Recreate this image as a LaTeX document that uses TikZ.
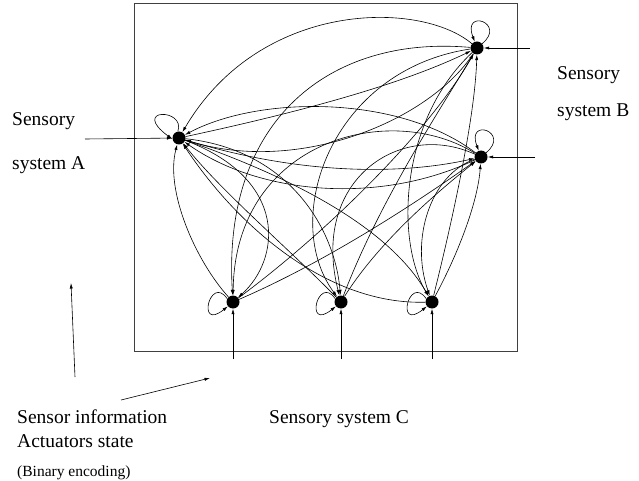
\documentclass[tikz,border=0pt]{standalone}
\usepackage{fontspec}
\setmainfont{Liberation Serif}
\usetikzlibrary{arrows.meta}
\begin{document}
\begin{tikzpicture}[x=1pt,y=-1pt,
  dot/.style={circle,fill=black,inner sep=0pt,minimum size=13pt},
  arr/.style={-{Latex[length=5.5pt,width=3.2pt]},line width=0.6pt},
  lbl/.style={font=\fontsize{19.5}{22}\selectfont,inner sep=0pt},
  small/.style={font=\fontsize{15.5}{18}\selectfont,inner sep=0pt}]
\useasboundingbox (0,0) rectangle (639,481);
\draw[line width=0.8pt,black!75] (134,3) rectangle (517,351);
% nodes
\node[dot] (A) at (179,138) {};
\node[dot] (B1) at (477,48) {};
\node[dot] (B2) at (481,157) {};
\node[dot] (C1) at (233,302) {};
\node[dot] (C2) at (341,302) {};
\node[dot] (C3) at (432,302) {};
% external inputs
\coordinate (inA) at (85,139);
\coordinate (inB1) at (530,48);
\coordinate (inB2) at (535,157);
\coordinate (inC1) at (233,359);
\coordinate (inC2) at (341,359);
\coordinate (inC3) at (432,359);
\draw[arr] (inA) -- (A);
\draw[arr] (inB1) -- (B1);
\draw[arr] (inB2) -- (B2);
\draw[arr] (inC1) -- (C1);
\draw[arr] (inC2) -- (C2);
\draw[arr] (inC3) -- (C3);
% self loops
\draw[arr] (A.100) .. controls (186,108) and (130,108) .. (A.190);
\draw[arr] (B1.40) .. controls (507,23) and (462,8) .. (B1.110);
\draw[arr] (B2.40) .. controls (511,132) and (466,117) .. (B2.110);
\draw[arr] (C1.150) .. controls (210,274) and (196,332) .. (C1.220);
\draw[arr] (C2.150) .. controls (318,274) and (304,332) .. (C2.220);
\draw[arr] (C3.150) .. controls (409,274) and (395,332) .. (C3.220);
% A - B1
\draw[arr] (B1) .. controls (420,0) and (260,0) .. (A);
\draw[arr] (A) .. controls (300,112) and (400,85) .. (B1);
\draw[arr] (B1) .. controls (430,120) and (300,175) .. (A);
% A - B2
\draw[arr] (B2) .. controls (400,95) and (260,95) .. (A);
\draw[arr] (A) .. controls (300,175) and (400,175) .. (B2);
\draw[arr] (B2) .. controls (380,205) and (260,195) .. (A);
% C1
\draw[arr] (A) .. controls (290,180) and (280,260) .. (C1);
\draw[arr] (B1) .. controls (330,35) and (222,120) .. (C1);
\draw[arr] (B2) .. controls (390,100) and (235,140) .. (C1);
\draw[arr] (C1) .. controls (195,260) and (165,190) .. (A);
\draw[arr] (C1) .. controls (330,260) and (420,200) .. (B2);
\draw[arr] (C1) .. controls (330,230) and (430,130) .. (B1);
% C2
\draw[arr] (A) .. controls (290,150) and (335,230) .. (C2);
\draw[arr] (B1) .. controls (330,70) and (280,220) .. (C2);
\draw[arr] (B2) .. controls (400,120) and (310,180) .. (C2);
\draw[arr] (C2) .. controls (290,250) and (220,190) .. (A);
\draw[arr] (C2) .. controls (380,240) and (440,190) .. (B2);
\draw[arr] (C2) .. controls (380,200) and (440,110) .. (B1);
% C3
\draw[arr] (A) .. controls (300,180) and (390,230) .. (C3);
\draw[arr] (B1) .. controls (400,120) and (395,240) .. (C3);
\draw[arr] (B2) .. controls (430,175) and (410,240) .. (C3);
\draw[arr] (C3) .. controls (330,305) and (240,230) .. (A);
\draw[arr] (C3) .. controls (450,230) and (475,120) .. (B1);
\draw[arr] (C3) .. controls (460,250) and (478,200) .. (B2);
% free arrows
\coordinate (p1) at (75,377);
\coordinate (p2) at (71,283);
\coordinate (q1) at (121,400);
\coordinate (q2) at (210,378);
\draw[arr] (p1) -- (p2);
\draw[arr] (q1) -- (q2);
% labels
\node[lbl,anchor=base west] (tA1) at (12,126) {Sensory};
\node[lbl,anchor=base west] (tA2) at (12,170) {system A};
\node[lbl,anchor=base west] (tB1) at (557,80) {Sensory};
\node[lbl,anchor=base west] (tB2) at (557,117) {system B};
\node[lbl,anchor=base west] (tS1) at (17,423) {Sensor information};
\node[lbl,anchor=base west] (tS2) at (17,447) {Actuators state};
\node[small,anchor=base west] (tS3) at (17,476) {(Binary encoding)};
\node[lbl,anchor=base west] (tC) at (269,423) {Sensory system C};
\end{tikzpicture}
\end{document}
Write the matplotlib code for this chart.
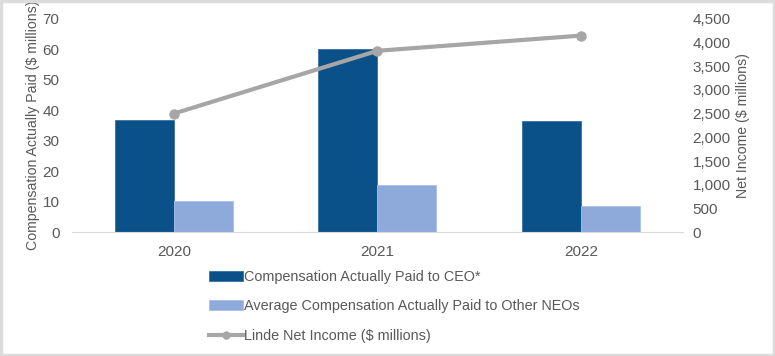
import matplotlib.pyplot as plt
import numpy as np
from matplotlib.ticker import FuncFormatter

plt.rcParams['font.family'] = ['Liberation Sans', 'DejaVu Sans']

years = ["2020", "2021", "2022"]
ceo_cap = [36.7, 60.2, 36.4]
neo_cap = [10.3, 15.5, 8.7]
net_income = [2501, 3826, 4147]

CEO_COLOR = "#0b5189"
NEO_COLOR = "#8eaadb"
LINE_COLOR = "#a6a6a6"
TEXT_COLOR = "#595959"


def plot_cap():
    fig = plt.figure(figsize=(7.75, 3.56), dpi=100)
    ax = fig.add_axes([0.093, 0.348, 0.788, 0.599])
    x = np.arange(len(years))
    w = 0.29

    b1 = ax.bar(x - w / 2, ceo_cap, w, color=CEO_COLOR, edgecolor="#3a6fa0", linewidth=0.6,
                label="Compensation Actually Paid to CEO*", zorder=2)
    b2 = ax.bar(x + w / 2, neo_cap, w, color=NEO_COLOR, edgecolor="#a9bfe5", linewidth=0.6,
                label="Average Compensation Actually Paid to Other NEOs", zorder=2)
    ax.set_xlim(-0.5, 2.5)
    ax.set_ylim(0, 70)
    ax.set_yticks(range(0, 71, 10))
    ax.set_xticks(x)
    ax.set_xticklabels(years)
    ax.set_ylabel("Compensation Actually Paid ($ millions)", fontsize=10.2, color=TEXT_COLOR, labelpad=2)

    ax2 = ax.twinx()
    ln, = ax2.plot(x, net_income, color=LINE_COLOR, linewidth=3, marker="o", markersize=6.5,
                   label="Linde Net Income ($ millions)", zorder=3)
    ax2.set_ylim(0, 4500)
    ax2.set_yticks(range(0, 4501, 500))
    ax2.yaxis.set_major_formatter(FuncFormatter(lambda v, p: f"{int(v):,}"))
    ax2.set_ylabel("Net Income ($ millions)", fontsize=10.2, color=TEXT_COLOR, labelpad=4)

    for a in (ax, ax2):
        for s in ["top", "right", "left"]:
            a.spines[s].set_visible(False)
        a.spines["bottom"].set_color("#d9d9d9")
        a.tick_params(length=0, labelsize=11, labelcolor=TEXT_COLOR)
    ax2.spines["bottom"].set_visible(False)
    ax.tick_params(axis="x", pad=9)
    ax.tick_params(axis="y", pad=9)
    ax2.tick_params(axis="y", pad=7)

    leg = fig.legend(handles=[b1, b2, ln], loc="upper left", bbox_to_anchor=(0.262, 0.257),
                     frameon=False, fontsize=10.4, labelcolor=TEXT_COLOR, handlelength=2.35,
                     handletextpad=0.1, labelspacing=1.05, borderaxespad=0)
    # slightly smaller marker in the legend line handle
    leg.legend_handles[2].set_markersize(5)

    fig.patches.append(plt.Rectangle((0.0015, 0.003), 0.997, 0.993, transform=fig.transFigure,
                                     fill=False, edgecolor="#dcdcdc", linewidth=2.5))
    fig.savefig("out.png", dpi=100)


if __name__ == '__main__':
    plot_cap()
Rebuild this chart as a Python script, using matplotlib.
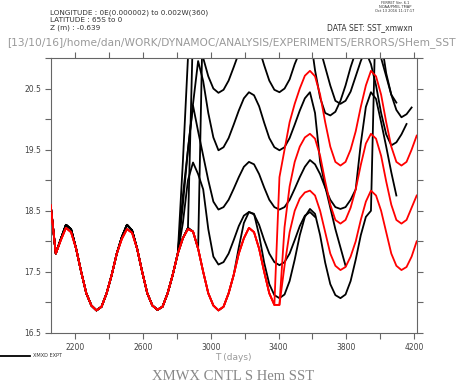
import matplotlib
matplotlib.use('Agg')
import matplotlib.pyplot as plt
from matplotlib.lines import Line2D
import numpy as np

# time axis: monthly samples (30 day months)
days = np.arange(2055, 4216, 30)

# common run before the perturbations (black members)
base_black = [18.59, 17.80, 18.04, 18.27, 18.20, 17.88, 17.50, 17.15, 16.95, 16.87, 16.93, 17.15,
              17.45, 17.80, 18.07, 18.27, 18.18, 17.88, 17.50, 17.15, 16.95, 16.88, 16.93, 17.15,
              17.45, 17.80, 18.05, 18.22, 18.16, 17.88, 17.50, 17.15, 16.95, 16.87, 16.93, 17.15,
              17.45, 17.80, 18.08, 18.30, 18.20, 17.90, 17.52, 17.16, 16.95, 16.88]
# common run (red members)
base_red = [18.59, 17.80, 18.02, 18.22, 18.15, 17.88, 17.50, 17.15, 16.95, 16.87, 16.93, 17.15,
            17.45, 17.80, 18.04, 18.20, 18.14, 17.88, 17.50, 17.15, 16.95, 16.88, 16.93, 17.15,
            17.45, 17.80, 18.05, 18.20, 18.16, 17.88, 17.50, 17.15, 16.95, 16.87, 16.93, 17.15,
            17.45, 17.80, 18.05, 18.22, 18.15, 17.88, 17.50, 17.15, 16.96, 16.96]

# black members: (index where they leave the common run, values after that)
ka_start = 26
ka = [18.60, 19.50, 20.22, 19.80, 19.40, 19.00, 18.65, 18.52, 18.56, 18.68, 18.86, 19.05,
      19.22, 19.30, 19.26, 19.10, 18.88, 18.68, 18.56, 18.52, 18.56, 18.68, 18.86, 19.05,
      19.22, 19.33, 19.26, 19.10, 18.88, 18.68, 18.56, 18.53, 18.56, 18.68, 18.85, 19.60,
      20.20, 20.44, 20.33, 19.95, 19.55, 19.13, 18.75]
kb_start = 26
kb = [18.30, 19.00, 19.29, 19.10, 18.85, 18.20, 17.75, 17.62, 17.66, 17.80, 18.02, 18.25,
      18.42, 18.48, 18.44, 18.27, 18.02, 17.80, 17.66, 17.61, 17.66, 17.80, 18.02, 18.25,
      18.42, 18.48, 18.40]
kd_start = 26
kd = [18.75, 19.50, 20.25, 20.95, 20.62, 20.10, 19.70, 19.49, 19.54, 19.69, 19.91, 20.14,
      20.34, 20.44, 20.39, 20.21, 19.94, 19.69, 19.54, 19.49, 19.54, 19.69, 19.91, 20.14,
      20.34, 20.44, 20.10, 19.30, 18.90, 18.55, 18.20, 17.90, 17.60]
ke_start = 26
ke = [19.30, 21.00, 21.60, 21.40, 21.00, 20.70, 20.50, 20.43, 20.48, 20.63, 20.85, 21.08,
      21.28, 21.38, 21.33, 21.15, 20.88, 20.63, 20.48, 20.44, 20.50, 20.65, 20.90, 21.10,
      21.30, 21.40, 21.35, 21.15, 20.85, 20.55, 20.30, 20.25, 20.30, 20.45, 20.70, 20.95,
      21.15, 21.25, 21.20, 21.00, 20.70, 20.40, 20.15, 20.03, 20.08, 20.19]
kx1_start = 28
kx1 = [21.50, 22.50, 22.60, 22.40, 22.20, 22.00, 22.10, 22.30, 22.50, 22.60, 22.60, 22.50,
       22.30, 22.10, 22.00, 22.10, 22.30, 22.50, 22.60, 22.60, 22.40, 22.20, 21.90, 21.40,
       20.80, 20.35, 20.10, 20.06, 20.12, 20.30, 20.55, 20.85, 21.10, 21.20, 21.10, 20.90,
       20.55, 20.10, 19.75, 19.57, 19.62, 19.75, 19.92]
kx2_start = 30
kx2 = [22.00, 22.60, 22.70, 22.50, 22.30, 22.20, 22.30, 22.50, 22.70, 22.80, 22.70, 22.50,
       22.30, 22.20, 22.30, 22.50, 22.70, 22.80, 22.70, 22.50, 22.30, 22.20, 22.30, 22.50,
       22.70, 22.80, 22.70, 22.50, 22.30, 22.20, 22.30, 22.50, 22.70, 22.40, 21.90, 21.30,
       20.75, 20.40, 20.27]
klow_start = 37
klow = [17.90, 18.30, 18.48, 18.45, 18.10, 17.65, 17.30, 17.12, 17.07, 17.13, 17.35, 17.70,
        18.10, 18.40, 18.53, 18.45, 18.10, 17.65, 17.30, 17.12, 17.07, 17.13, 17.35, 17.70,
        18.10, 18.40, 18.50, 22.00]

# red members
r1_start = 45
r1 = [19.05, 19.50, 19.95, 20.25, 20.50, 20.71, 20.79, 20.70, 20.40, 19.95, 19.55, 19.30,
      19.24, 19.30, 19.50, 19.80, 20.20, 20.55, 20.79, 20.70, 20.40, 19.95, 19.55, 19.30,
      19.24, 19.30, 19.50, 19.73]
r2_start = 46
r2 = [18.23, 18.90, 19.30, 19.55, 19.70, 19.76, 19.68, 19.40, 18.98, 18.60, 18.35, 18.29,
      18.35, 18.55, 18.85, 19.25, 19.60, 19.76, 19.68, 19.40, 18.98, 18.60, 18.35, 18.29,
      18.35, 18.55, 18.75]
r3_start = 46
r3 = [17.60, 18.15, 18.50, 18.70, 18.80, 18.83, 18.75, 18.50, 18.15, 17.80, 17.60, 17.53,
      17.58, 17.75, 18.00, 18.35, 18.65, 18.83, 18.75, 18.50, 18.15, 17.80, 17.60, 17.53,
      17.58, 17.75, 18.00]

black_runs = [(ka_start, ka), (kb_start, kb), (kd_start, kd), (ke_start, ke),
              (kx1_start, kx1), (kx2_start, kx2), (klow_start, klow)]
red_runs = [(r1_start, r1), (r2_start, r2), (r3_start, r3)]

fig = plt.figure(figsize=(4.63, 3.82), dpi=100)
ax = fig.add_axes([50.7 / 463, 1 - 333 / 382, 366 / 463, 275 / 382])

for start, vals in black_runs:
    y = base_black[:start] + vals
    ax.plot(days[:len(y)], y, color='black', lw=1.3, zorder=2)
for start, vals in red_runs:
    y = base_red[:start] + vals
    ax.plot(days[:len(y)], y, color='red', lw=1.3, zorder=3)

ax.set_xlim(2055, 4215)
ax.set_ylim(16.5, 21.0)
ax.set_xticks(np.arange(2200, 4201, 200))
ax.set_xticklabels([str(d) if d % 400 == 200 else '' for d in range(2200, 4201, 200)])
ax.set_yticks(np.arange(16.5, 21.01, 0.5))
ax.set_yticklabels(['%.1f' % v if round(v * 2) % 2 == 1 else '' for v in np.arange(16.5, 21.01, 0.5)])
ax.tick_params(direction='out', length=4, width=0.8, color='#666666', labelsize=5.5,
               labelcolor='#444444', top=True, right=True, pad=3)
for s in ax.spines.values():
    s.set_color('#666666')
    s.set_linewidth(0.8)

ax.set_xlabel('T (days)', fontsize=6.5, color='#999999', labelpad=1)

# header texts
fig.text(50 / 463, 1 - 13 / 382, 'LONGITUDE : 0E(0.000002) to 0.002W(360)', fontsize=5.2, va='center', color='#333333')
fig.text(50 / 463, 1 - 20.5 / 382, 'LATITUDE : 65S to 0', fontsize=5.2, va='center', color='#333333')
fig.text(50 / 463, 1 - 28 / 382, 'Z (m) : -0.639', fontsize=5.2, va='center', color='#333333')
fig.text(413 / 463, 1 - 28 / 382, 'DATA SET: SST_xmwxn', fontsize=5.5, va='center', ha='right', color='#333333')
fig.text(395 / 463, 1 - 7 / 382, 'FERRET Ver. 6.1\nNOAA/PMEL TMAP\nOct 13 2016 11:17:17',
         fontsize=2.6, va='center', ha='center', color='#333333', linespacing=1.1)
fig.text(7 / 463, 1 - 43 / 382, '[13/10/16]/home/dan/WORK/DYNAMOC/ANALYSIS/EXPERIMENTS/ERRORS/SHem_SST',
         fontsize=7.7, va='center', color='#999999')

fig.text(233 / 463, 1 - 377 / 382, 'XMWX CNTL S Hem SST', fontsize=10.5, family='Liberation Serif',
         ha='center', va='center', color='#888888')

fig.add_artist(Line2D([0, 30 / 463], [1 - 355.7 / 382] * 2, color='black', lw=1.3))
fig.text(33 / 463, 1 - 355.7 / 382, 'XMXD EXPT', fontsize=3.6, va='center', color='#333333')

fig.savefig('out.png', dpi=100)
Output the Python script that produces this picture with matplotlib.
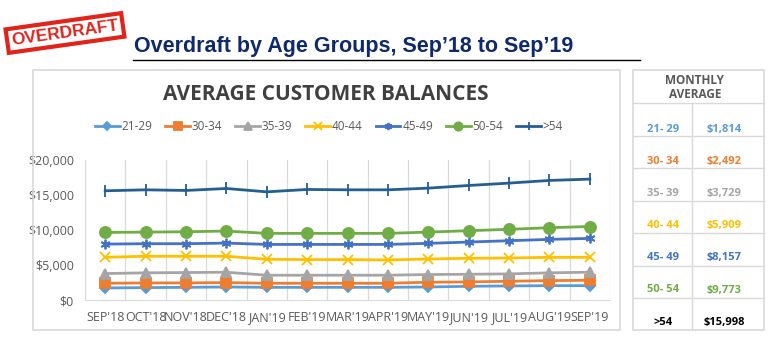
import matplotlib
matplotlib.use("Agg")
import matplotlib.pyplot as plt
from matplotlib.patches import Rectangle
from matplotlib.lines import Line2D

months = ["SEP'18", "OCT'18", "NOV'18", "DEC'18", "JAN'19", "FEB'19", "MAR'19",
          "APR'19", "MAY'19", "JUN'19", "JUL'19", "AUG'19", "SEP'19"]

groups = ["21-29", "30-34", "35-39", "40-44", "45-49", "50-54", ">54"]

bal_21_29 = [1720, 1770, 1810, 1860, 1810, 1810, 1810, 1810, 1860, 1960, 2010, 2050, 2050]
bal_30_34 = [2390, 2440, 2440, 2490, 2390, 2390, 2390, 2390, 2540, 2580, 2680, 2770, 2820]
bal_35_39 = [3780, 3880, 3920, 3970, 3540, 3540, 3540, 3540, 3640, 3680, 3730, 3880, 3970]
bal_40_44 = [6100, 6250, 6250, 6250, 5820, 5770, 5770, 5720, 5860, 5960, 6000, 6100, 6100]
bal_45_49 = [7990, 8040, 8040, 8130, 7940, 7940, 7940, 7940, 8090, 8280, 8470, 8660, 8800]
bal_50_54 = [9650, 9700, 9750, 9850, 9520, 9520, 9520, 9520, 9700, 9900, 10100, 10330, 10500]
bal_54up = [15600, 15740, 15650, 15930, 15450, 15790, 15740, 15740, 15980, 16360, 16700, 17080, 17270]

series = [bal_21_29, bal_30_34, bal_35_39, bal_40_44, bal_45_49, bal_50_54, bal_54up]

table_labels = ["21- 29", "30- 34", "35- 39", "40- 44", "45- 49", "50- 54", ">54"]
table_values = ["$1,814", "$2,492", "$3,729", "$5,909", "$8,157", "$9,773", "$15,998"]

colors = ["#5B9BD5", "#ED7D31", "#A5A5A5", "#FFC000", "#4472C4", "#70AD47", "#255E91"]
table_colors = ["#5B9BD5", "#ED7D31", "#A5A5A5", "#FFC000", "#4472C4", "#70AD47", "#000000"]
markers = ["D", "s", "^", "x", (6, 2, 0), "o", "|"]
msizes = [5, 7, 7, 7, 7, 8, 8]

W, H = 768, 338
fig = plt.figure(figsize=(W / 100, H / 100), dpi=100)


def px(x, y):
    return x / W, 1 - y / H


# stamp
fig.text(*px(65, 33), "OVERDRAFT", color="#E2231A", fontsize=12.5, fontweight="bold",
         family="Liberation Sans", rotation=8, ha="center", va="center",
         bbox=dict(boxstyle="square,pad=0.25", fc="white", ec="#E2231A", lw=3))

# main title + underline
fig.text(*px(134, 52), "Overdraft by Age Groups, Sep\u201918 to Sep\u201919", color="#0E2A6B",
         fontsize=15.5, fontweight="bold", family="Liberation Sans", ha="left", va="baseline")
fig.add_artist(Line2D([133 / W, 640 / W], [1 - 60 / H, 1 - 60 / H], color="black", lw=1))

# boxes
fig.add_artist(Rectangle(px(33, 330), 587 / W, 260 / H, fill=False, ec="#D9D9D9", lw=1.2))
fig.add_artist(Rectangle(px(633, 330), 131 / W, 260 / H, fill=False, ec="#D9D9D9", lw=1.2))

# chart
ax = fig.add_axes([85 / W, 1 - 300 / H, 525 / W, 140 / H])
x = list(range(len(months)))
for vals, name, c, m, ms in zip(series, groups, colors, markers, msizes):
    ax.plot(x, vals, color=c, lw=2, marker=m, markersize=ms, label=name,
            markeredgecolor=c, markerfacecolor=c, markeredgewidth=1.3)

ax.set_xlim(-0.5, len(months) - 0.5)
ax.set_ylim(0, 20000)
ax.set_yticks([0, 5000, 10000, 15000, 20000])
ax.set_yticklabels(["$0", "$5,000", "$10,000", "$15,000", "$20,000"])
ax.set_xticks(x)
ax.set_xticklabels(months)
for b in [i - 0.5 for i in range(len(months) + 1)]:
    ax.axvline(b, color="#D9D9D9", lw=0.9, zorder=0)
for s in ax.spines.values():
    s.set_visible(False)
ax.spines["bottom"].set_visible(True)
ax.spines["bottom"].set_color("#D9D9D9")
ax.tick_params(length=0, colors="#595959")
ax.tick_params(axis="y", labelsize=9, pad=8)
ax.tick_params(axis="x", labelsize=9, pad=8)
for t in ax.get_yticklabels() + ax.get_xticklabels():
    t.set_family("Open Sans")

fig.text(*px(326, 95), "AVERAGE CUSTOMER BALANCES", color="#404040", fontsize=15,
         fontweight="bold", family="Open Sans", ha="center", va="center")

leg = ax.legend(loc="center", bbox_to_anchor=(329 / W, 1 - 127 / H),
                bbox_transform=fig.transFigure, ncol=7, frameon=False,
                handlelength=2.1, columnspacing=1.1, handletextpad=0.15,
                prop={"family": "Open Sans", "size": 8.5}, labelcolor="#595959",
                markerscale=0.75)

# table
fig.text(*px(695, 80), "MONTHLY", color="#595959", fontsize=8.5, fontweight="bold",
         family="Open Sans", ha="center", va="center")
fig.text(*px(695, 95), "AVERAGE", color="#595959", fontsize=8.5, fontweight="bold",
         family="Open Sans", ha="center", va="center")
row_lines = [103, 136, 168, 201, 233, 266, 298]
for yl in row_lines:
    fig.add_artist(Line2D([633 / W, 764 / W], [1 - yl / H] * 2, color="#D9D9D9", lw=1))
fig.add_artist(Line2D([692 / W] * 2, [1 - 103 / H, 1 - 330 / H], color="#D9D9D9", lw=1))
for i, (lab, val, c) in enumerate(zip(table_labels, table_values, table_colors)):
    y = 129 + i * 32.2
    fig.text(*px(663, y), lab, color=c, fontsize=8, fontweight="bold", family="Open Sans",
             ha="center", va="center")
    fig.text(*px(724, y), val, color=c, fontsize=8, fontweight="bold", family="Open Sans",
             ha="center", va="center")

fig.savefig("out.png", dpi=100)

□ □ □ □ □ □ □

§ Task details
Exactly the lines from the one with "Rebuild this chart" through the one with "17.15, 16.96, 16.96]" are to be reproduced, and no pictures with them.

§ Solution below
Rebuild this chart as a Python script, using matplotlib.
import matplotlib
matplotlib.use('Agg')
import matplotlib.pyplot as plt
from matplotlib.lines import Line2D
import numpy as np

# time axis: monthly samples (30 day months)
days = np.arange(2055, 4216, 30)

# common run before the perturbations (black members)
base_black = [18.59, 17.80, 18.04, 18.27, 18.20, 17.88, 17.50, 17.15, 16.95, 16.87, 16.93, 17.15,
              17.45, 17.80, 18.07, 18.27, 18.18, 17.88, 17.50, 17.15, 16.95, 16.88, 16.93, 17.15,
              17.45, 17.80, 18.05, 18.22, 18.16, 17.88, 17.50, 17.15, 16.95, 16.87, 16.93, 17.15,
              17.45, 17.80, 18.08, 18.30, 18.20, 17.90, 17.52, 17.16, 16.95, 16.88]
# common run (red members)
base_red = [18.59, 17.80, 18.02, 18.22, 18.15, 17.88, 17.50, 17.15, 16.95, 16.87, 16.93, 17.15,
            17.45, 17.80, 18.04, 18.20, 18.14, 17.88, 17.50, 17.15, 16.95, 16.88, 16.93, 17.15,
            17.45, 17.80, 18.05, 18.20, 18.16, 17.88, 17.50, 17.15, 16.95, 16.87, 16.93, 17.15,
            17.45, 17.80, 18.05, 18.22, 18.15, 17.88, 17.50, 17.15, 16.96, 16.96]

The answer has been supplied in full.